Catalans have long sought autonomy from the Spanish central government in Madrid, but this was the first time they voted explicitly on independence. Many were on the losing side of Spain's 1936-39 civil war, and suffered repression under the nearly four decades of military rule that followed, during which their language and local holidays were banned. More recently, in Spain's economic crisis, many Catalans believed their wealthy region was unfairly subsidizing poorer parts of Spain.

It's unlikely Madrid would be willing to amend Spain's constitution to allow for Catalan statehood in a U.S.-style federal system, at least in the short term, said Sofia Perez, a Spanish political scientist at Boston University.

"More likely, I think, is a return to negotiations over the way in which Catalonia is financed, and some sort of compromise that would allow Catalonia to retain a larger share of the income taxes that are raised in Catalonia," Perez said.

A team of international observers led by a British member of European Parliament, Ian Duncan, visited several polling stations in Catalonia on Sunday and issued a report saying the process "took place in a calm and open manner where no one was coerced or intimidated."

Duncan had opposed Scottish independence, but said he thought Scots had a right to vote on their future, and felt compelled to visit Catalonia to ensure the same right here.
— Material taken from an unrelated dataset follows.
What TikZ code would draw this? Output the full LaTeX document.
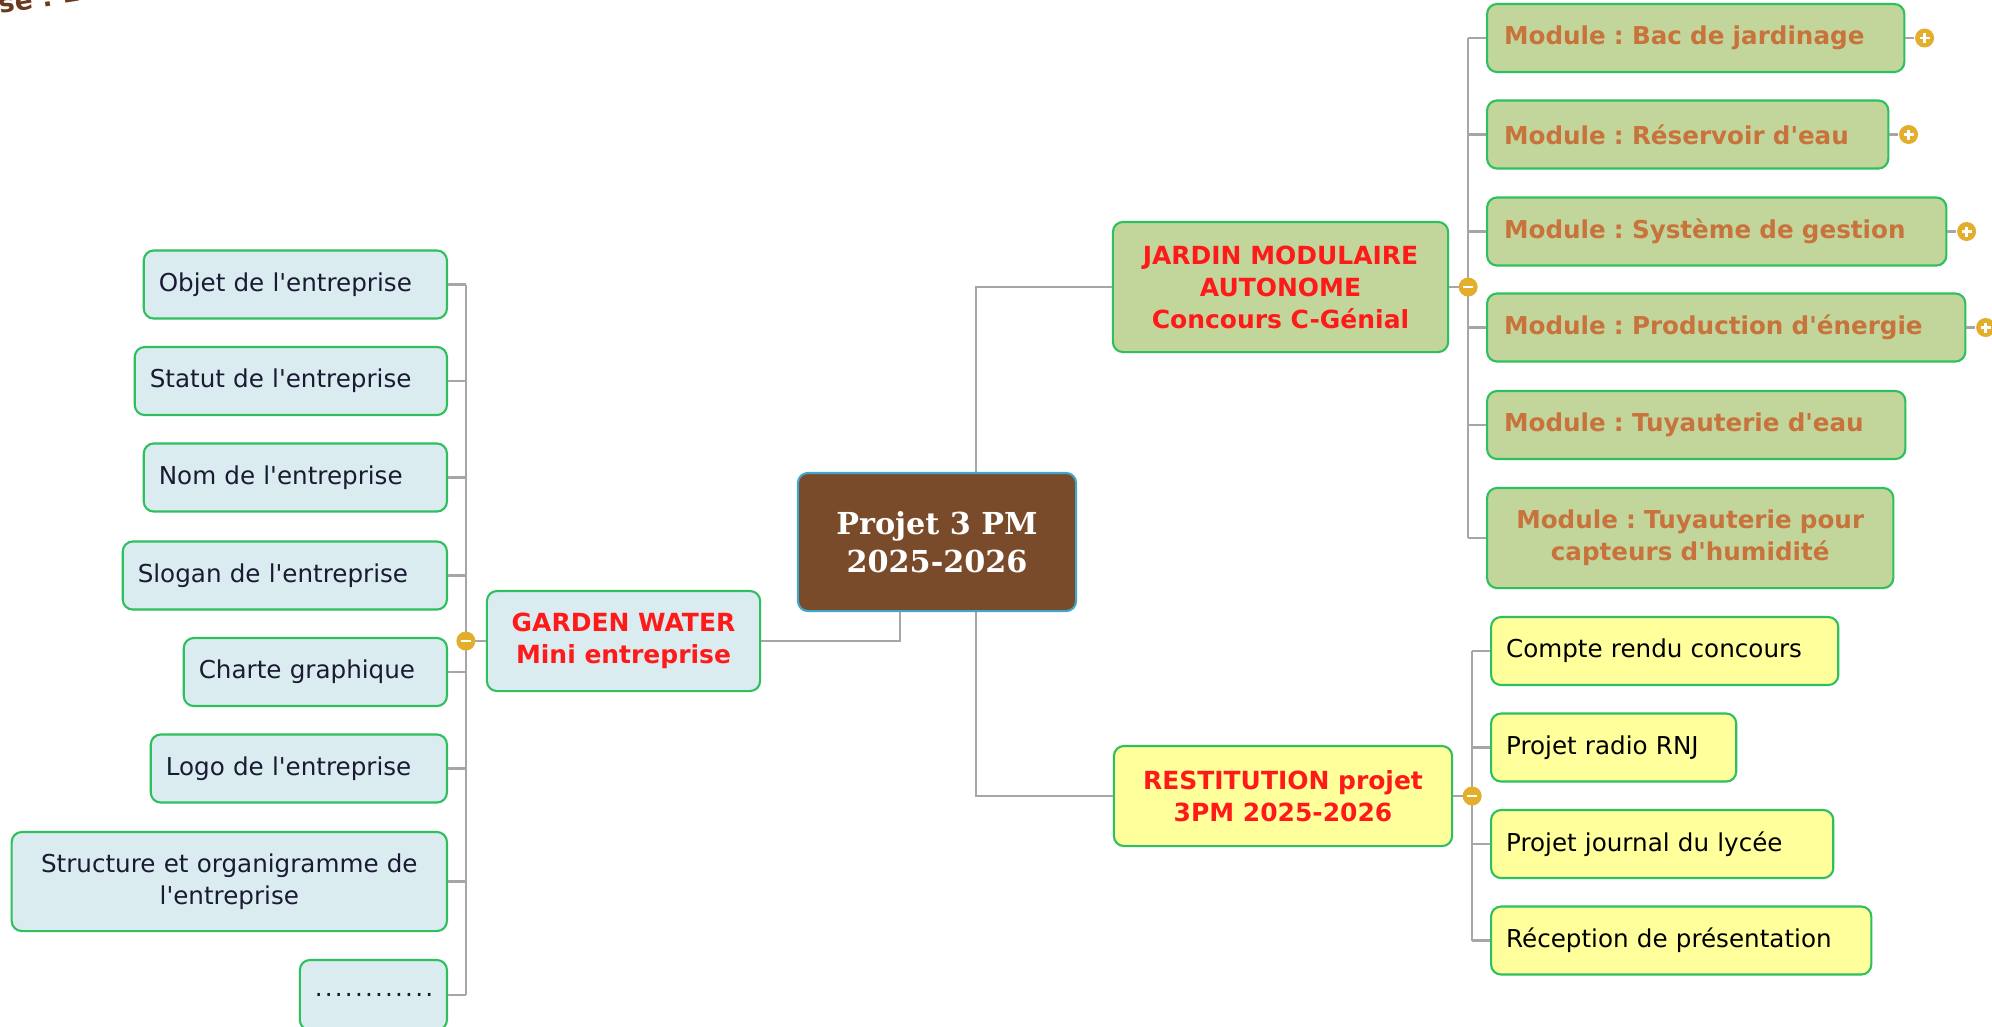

He criticized Madrid for trying to block voting.

"I don't believe voting is or should be a crime," he said. "But the important thing is, let the voice of the people be heard."

Initial results showed 10 percent of voters endorsed the idea of Catalonia being a state but voted "no" on the second ballot question of independence. Another 4.5 percent of voters voted "no" on both questions.

Because voters knew ahead of time that the poll's results would be nonbinding and unrecognized, experts said, results were likely to be skewed toward independence, drawing more participation by those in favor of change rather than the status quo.

"Sometimes it seems like in Catalonia, there are only people who want independence. But it's not like this," said Susana Beltran, a member of Societat Civil Catalana, a local group opposed to Sunday's vote. "The problem is that people who don't want this are afraid to speak out. They don't want problems with their friends, with their jobs, in life in general."

Beltran did not vote Sunday and encouraged others to stay home too. Among those who did vote was Clara Sen, 41, who took her two young daughters with her to a polling station in Barcelona's Gothic quarter.

"We try to explain that this is a peaceful process, and that it's important to say what you think," she said.

Clarification Nov. 11, 2014

A previous Web version of this story did not make clear that this vote was the first specifically on Catalonian independence.